Our plans of following the coastline of South Australia’s Eyre peninsular were hampered by a change in weather. Warm days were out and according to the weather forecast, a week of overcast drizzly days were set to engulf the peninsular. This meant a change of plan but not before we followed the coast down to Smoky bay and then on to Streaky bay. The latter, a small town put on the map after a local chap caught an absolutely monstrous great white shark on the end of his fishing line and went on to spend 5 hours pulling it in. Poor shark! A replica hangs in a back room at the local petrol station, which also doubles up as an information centre for visitors as well as a popular takeaway curry house. Talk about diversification! Leaving the coast would mean missing out on a few of South Australia’s beachy gems but L and I had decided that we’d seen enough dazzling white sands on our travels, besides the allure of the underground, outback town of Coober Pedy had become too great. 

(Photo above: Buckingham Shack in Iron Knob.)

Having restocked on essentials at Port Augusta, we embarked on a couple of days drive into the outback along a 336 mile single road which eventually landed us in Coober Pedy. We’d passed through not a great deal along the way, other than various salt lakes and a prohibited military zone the size of England (the British controversially coerced Australia into allowing them to detonate a handful of nuclear bombs here, in various idiotic experiments back in the 1950’s). As I look down at my hands, I can confirm they are not glowing. 

Coober Pedy on the surface was as we had imagined, hot, dusty with barely a blade of grass in sight and emanating a post apocalyptic aura difficult to exaggerate. The town ‘look out’ offered the best views from above but hiding below the scorched earth is another world.

Hotels, museums, shops, a ridiculous amount of churches and the majority of Coober’s population can be found underground. A mind boggling amount of vast rabbit warren homes have been dug far into the rock, providing relief from the thermometer blowing temperatures outside. We were told that in summer it can hit 50 degrees in the shade! The friendly owner of the Comfort Inn let L and I have a wander through her underground establishment giving us a low down on it’s history. With opal mining being the sole reason for Coober Pedy’s existence, L and I set aside a couple of hours in which to make our fortunes. Unfortunately ‘noodling’ (sifting for opals) in the public try-your-luck noodling mounds proved somewhat disappointing with our findings valued by a local dealer as… worthless.

(Photo above: Freaky Fred in is demo cave house back in the day.)

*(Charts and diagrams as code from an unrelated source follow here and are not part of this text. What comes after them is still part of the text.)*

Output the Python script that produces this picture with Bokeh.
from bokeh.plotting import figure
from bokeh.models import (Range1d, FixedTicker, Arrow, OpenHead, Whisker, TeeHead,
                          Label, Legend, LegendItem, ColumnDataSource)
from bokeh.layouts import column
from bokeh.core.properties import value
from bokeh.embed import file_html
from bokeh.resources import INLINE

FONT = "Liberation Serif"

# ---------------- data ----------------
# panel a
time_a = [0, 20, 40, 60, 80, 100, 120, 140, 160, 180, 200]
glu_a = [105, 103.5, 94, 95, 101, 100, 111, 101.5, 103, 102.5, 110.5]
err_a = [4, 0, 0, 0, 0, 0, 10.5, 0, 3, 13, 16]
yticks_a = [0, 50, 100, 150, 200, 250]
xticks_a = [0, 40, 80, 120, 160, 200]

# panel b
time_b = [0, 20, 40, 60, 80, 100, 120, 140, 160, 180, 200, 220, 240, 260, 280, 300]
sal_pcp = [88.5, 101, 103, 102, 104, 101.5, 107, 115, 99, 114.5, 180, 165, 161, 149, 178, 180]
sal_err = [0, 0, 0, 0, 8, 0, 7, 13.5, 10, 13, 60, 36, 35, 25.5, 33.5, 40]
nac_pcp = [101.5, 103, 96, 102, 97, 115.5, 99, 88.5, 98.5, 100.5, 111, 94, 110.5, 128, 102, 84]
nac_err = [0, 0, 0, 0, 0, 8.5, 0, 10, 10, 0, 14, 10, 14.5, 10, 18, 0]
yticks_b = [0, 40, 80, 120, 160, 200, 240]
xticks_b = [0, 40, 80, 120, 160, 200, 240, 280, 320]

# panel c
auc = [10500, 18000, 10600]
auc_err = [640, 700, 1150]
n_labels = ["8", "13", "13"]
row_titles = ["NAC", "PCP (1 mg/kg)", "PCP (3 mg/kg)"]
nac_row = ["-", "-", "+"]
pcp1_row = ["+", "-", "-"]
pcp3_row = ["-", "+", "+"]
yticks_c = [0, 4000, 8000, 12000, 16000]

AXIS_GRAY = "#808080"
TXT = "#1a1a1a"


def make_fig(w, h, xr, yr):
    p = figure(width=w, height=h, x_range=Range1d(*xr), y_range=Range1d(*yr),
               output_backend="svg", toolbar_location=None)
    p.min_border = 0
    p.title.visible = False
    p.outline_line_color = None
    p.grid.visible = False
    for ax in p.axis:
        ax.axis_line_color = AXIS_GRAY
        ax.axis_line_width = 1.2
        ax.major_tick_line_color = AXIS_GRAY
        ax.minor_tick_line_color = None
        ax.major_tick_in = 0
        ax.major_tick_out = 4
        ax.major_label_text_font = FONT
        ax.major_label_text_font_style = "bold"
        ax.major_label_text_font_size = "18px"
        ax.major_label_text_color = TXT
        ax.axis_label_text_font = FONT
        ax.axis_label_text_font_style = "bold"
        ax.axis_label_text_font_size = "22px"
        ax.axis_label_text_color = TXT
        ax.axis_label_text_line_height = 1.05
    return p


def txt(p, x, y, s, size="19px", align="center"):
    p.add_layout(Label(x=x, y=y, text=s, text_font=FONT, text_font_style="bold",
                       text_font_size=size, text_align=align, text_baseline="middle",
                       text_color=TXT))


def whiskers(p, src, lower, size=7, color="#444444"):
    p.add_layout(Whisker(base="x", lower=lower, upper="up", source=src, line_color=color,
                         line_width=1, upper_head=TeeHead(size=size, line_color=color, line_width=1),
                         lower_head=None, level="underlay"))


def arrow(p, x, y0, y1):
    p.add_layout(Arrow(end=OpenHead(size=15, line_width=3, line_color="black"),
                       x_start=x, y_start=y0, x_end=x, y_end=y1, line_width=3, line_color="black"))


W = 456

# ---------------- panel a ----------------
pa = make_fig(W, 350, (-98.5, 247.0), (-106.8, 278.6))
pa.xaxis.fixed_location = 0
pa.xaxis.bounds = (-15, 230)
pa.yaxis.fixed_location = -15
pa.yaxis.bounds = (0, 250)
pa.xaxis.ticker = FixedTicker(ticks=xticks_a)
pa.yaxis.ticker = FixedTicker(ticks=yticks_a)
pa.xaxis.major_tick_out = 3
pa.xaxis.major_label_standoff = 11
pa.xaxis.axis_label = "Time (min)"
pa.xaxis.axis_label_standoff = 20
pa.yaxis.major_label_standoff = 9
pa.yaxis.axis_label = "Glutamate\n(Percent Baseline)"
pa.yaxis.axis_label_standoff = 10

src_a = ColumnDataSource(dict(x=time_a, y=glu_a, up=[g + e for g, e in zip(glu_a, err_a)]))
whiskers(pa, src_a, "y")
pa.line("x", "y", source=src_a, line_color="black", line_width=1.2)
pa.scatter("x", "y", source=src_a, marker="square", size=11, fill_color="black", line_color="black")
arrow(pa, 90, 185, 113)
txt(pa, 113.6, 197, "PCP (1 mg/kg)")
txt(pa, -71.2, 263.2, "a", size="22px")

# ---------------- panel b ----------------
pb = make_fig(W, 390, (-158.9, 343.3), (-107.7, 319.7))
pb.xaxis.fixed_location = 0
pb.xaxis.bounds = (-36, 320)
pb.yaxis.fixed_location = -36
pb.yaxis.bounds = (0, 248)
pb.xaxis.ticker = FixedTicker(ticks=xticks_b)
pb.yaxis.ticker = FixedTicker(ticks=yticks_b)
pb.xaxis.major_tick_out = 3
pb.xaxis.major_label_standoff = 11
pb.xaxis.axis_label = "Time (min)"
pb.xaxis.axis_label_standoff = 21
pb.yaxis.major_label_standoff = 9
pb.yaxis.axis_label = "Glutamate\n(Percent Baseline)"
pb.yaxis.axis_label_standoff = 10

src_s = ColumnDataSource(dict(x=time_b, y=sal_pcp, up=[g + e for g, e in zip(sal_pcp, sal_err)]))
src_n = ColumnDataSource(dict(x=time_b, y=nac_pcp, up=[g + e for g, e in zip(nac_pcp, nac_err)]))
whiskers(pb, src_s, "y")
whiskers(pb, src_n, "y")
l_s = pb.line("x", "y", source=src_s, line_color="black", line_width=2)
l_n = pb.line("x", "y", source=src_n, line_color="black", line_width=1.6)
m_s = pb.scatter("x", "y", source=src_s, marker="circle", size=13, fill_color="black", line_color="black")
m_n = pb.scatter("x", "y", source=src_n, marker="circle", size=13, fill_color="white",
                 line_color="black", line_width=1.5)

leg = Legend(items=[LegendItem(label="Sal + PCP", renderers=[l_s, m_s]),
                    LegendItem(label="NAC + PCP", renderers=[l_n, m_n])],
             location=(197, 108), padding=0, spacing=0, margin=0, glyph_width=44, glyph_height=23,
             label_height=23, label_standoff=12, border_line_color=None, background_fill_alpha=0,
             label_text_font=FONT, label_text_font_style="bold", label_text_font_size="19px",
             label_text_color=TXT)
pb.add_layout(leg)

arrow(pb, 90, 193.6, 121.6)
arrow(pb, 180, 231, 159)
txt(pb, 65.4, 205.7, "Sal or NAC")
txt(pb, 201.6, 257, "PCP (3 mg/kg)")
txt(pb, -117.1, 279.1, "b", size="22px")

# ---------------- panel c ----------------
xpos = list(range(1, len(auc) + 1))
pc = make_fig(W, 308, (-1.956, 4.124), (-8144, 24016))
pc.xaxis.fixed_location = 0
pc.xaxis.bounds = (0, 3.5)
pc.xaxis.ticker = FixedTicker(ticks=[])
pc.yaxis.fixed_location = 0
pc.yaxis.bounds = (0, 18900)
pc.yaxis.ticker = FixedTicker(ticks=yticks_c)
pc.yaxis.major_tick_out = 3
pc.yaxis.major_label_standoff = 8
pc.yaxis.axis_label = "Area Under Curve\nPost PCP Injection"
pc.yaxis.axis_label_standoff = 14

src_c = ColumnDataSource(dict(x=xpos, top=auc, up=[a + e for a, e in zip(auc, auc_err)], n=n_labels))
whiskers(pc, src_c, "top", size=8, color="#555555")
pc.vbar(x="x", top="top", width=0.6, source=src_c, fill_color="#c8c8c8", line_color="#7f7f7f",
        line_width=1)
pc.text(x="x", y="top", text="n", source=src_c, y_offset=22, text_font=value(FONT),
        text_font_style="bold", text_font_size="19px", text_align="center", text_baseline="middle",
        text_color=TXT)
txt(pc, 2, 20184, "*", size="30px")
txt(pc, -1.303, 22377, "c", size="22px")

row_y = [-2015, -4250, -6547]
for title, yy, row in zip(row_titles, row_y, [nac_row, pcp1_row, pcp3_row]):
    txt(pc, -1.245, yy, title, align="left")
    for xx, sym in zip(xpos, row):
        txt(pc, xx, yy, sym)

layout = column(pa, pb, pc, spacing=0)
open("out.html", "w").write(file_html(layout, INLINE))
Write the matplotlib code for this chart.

To return to Port Augusta and complete our 670 mile round trip via the same route would have been lacking in adventure so in true outback spirit we ditched the bitumen for an alternative route and headed off grid and further into the back and beyond. The Road House at William Creek (S.A’s smallest settlement, current registered population 3) was where we first encountered human life after leaving Coober Pedy. We stopped for a couple of hours to tend to some expensive cold beers and talked to the lady behind the bar, who seemed quite happy for some company telling us all about how S.A’s smallest settlement happened to sit within the world's largest cattle station! Leaving William Creek we found ourselves rolling down the iconic Oodnadatta track to the tiny outback town of Marree, making small detours along the way to look at the natural hot springs, ochre pits and the old ruins from the Ghan railway. We passed by the mysterious Marree man and soaked up endless salty views of Kati Thanda–Lake Eyre, Australia’s largest salt lake. L and I had heard these two were best viewed from the air but we decided not to book on a scenic flight after overhearing the young, newly qualified pilot advertise that this was his first flying job... suddenly the budget was a little too tight and instead we cramped on.

We crossed paths with a few more outback relics before the flat red earth changed to brown and then tree covered mountains erupted in front of us. We’d arrived at the Ikara-Flinders ranges, South Australia’s biggest mountain range.